Looking at this collection, it is hard to imagine it is designed and fabricated in this moment of crisis as the suaveness of the clothes dispel any sense of urgency and at least any sense of restrictions; in fact, the clothes convey the exact opposite – ease and perhaps enjoyment of the moment wherever.

BOTTER

“We care about fashion, as the golden daughter of all the arts. We care about nature as the golden mother of all arts. Without nature, no arts, nothing. Without the sea, no human, no us,” proclaimed Lisi Herrebrugh and Rushemy Botter in their ‘Romancing the Coral Reef’ Manifesto that launched their new men’s fall collection based on the idea of preserving the coral reefs in the Caribbean sea with a video that started with divers cleaning and saving the coral in the Curaçao island. Climate consciousness has always been a principle belief at Botter with the designer’s Caribbean heritage.

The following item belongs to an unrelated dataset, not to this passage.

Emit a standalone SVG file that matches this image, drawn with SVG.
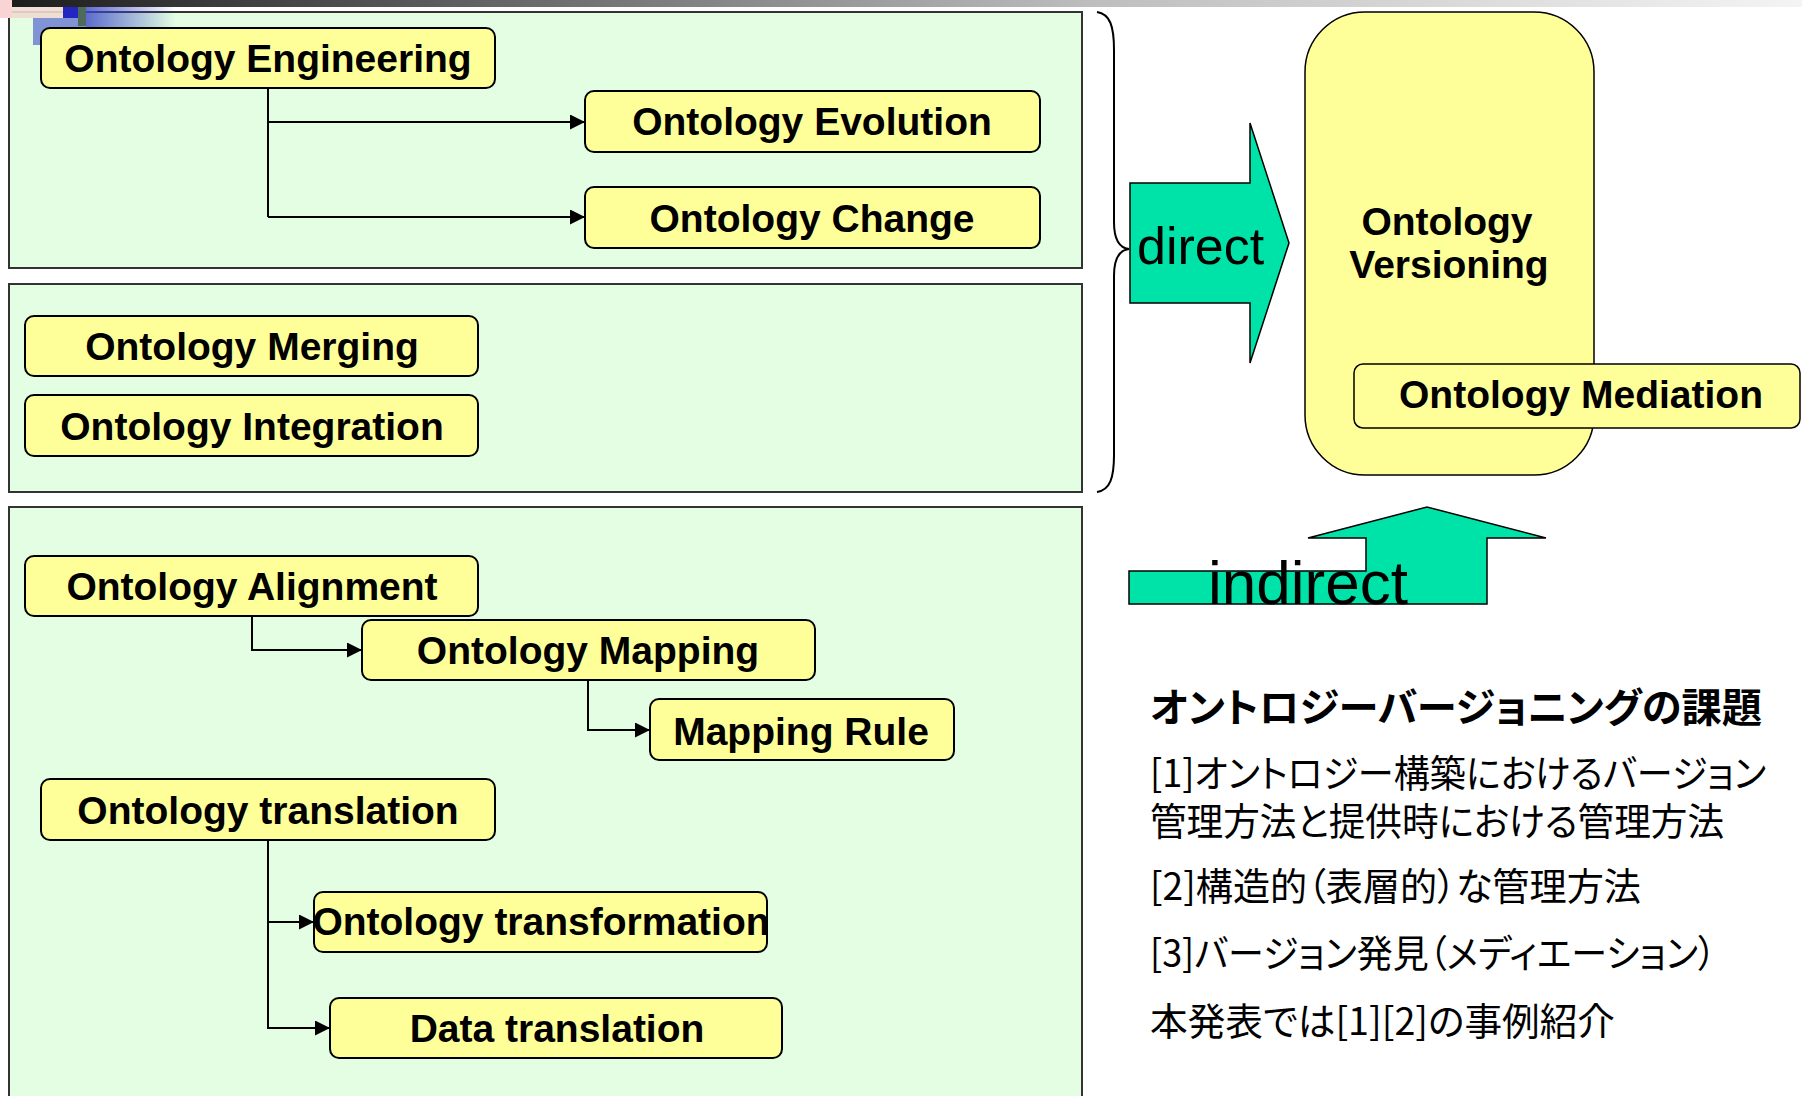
<svg xmlns="http://www.w3.org/2000/svg" width="1802" height="1096" viewBox="0 0 1802 1096">
<defs>
<linearGradient id="topbar" x1="0" y1="0" x2="1" y2="0">
<stop offset="0" stop-color="#1c1c1c"/>
<stop offset="0.6" stop-color="#bdbdbd"/>
<stop offset="1" stop-color="#f4f4f4"/>
</linearGradient>
<linearGradient id="bluefade" x1="0" y1="0" x2="1" y2="0">
<stop offset="0" stop-color="#3a48c8" stop-opacity="0.8"/>
<stop offset="1" stop-color="#3a48c8" stop-opacity="0"/>
</linearGradient>
<marker id="arr" viewBox="0 0 10 10" refX="10" refY="5" markerWidth="15" markerHeight="15" markerUnits="userSpaceOnUse" orient="auto">
<path d="M0,0 L10,5 L0,10 z" fill="#000"/>
</marker>
<style>
.panel{fill:#e3fee3;stroke:#333;stroke-width:2}
.box{fill:#ffff99;stroke:#000;stroke-width:2}
.lbl{font-family:"Liberation Sans",Arial,sans-serif;font-weight:bold;font-size:39px;fill:#000;text-anchor:middle}
.conn{fill:none;stroke:#000;stroke-width:2}
.big{fill:#00e3a8;stroke:#000;stroke-width:1.5}
.arrtxt{font-family:"Liberation Sans",Arial,sans-serif;fill:#000}
.jp{font-family:"Noto Sans CJK JP",sans-serif;font-size:38px;fill:#000;font-feature-settings:"palt"}
</style>
</defs>

<rect x="0" y="0" width="1802" height="1096" fill="#ffffff"/>
<rect x="11" y="0" width="1791" height="7" fill="url(#topbar)"/>

<g id="panels">
<rect class="panel" x="9" y="12" width="1073" height="256"/>
<rect class="panel" x="9" y="284" width="1073" height="208"/>
<rect class="panel" x="9" y="507" width="1073" height="600"/>
</g>

<g id="decoration">
<rect x="0" y="0" width="12" height="18" fill="#f8d4d4"/>
<rect x="12" y="7" width="51" height="11" fill="#f0dcd0" opacity="0.9"/>
<rect x="86" y="7" width="90" height="21" fill="url(#bluefade)"/>
<rect x="33" y="18" width="53" height="27" fill="#6f80d2" opacity="0.85"/>
<rect x="63" y="7" width="23" height="11" fill="#2424c0"/>
<rect x="78" y="7" width="8" height="19" fill="#4f6a5a"/>
</g>

<g id="connectors">
<path class="conn" d="M268,88 V217"/>
<path class="conn" d="M268,122 H585" marker-end="url(#arr)"/>
<path class="conn" d="M268,217 H585" marker-end="url(#arr)"/>
<path class="conn" d="M252,616 V650 H362" marker-end="url(#arr)"/>
<path class="conn" d="M588,680 V730 H650" marker-end="url(#arr)"/>
<path class="conn" d="M268,840 V1028 H330" marker-end="url(#arr)"/>
<path class="conn" d="M268,922 H314" marker-end="url(#arr)"/>
<path class="conn" d="M1097,12 C1110,14 1114,26 1114,50 L1114,222 C1114,240 1120,248 1129,249 C1120,250 1114,258 1114,276 L1114,455 C1114,478 1110,490 1097,492"/>
</g>

<g id="n-engineering"><rect class="box" x="41" y="28" width="454" height="60" rx="9"/><text class="lbl" x="268" y="72">Ontology Engineering</text></g>
<g id="n-evolution"><rect class="box" x="585" y="91" width="455" height="61" rx="9"/><text class="lbl" x="812" y="135">Ontology Evolution</text></g>
<g id="n-change"><rect class="box" x="585" y="187" width="455" height="61" rx="9"/><text class="lbl" x="812" y="232">Ontology Change</text></g>
<g id="n-merging"><rect class="box" x="25" y="316" width="453" height="60" rx="9"/><text class="lbl" x="252" y="360">Ontology Merging</text></g>
<g id="n-integration"><rect class="box" x="25" y="395" width="453" height="61" rx="9"/><text class="lbl" x="252" y="440">Ontology Integration</text></g>
<g id="n-alignment"><rect class="box" x="25" y="556" width="453" height="60" rx="9"/><text class="lbl" x="252" y="600">Ontology Alignment</text></g>
<g id="n-mapping"><rect class="box" x="362" y="620" width="453" height="60" rx="9"/><text class="lbl" x="588" y="664">Ontology Mapping</text></g>
<g id="n-mappingrule"><rect class="box" x="650" y="699" width="304" height="61" rx="9"/><text class="lbl" x="801" y="745">Mapping Rule</text></g>
<g id="n-translation"><rect class="box" x="41" y="779" width="454" height="61" rx="9"/><text class="lbl" x="268" y="824">Ontology translation</text></g>
<g id="n-transformation"><rect class="box" x="314" y="892" width="453" height="60" rx="9"/><text class="lbl" x="541" y="935">Ontology transformation</text></g>
<g id="n-datatranslation"><rect class="box" x="330" y="998" width="452" height="60" rx="9"/><text class="lbl" x="557" y="1042">Data translation</text></g>

<g id="n-direct">
<path class="big" d="M1130,183 H1250 V123 L1289,243 L1250,363 V303 H1130 Z"/>
<text class="arrtxt" x="1137" y="264" font-size="52">direct</text>
</g>

<g id="n-versioning">
<rect class="box" x="1305" y="12" width="289" height="463" rx="60" ry="60" style="stroke-width:1.5"/>
<text class="lbl" x="1447" y="235">Ontology</text>
<text class="lbl" x="1449" y="278">Versioning</text>
</g>

<g id="n-mediation">
<rect class="box" x="1354" y="364" width="446" height="64" rx="9" style="stroke-width:1.5"/>
<text class="lbl" x="1581" y="408">Ontology Mediation</text>
</g>

<g id="n-indirect">
<path class="big" d="M1129,571 H1366 V538 H1308 L1427,507 L1546,538 H1487 V604 H1129 Z"/>
<text class="arrtxt" x="1208" y="604" font-size="62">indirect</text>
</g>

<g id="notes">
<text class="jp" x="1150" y="722" font-weight="bold" style="font-size:40px" textLength="612" lengthAdjust="spacingAndGlyphs">オントロジーバージョニングの課題</text>
<text class="jp" x="1150" y="787" textLength="616" lengthAdjust="spacingAndGlyphs">[1]オントロジー構築におけるバージョン</text>
<text class="jp" x="1150" y="835" textLength="574" lengthAdjust="spacingAndGlyphs">管理方法と提供時における管理方法</text>
<text class="jp" x="1150" y="900" textLength="491" lengthAdjust="spacingAndGlyphs">[2]構造的（表層的）な管理方法</text>
<text class="jp" x="1150" y="967" textLength="566" lengthAdjust="spacingAndGlyphs">[3]バージョン発見（メディエーション）</text>
<text class="jp" x="1150" y="1035" textLength="465" lengthAdjust="spacingAndGlyphs">本発表では[1][2]の事例紹介</text>
</g>
</svg>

Coral reef meant the bright colors that pervade throughout the collection with a range of new experimental cuts, something that the pair has done since starting Botter in 2017, with a brown wool opal front cut jacket with one button below the waist that also comes in black, a black jacket vest combination with the jacket cut open along the shoulder that allowed the wearer to peel off the jacket and hang on the back, and double-layered pants with both an inner layer of soft fabric drawstring and an outer attached layer of tailored cut wool pants. The transparent white short sleeve polo with string tie at the neck and the white buttoned tank are great separates among the more dressy vibes that included a black jacket and pants with shrimp and tropical fishes attached.

The orange nylon tent parka recalled similar ones that Rick Owens made for this men’s Spring 2019 show in June 2018, but at Owens, the shapes were more towards extreme severity than an actual tent or hooded umbrella as they are shown here. This fall Botter collection is more sophisticated in terms of design, where the pair have pushed a bit the cuts and shapes of their jackets yet remain focus on pieces that their customers would want.